Task: Start at the first line of the material below and retype each line through the one containing "import matplotlib.pyplot as plt", exactly.

** Begin Given information **

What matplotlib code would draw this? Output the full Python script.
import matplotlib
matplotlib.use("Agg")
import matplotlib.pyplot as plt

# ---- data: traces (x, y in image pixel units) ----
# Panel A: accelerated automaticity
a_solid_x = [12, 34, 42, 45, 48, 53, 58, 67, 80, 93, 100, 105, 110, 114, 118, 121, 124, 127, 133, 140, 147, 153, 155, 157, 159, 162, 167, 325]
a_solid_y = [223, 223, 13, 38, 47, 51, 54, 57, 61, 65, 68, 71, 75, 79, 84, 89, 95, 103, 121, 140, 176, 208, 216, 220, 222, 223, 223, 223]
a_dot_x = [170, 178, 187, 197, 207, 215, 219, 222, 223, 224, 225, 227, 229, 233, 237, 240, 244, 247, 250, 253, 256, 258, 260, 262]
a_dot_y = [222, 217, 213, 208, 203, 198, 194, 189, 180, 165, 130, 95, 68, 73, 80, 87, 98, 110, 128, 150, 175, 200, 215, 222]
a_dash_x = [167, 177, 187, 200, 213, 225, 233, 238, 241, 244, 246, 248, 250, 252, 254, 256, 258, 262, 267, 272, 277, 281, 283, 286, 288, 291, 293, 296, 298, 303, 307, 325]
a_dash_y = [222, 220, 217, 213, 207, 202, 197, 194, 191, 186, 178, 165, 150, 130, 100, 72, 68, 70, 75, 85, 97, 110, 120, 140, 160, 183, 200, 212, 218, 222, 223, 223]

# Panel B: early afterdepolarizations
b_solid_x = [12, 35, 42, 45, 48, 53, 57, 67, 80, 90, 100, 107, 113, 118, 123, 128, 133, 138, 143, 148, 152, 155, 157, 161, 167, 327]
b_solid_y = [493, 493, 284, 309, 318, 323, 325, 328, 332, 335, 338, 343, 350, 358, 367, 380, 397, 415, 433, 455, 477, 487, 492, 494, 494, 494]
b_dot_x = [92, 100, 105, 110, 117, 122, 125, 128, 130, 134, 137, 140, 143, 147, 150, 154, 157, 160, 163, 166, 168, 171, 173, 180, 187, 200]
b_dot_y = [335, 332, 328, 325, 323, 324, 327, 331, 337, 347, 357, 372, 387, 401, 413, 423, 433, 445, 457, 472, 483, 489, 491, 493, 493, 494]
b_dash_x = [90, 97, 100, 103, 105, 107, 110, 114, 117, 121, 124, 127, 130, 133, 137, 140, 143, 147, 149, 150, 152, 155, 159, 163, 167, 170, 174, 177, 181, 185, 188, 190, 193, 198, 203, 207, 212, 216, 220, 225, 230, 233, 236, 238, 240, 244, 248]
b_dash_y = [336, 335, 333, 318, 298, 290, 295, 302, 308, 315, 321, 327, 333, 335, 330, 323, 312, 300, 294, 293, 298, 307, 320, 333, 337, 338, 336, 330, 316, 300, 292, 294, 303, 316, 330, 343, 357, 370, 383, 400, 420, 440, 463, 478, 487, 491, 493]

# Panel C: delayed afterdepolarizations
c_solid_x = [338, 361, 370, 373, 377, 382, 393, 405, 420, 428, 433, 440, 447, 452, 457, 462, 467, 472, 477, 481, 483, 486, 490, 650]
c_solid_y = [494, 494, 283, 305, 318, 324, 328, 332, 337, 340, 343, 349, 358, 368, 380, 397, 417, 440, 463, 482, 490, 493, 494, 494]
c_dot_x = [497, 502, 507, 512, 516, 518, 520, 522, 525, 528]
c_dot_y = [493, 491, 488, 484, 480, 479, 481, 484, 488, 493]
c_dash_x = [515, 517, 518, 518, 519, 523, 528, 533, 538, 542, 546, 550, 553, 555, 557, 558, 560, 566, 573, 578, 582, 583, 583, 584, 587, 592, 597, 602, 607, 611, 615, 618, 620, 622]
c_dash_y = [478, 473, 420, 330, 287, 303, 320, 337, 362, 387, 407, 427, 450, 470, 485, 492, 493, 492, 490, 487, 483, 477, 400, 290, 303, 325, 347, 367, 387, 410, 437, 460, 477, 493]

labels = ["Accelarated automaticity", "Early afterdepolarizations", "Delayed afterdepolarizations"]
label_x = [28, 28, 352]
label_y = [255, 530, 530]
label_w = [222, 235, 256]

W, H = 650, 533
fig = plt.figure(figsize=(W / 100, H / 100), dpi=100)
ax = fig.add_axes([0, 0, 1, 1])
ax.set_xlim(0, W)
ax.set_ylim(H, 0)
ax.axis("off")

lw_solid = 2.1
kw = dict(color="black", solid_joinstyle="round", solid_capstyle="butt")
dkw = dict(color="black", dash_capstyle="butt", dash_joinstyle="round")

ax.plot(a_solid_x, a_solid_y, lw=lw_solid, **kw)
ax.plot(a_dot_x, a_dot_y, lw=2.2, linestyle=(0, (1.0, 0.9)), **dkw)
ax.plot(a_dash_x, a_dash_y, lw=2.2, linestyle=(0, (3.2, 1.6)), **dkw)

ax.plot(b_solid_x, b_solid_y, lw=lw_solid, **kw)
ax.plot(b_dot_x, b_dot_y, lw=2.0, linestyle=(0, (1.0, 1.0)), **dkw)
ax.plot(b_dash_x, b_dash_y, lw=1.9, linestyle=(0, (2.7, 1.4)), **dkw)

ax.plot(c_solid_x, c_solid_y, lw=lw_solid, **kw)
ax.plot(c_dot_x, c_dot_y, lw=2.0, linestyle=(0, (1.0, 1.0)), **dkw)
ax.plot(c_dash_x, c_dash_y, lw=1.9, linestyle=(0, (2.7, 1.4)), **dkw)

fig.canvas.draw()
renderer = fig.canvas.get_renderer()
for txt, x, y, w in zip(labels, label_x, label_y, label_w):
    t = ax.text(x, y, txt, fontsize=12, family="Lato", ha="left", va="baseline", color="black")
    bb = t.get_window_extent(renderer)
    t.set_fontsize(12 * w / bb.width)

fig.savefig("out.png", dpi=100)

** End Given information **

Exercise output:
What matplotlib code would draw this? Output the full Python script.
import matplotlib
matplotlib.use("Agg")
import matplotlib.pyplot as plt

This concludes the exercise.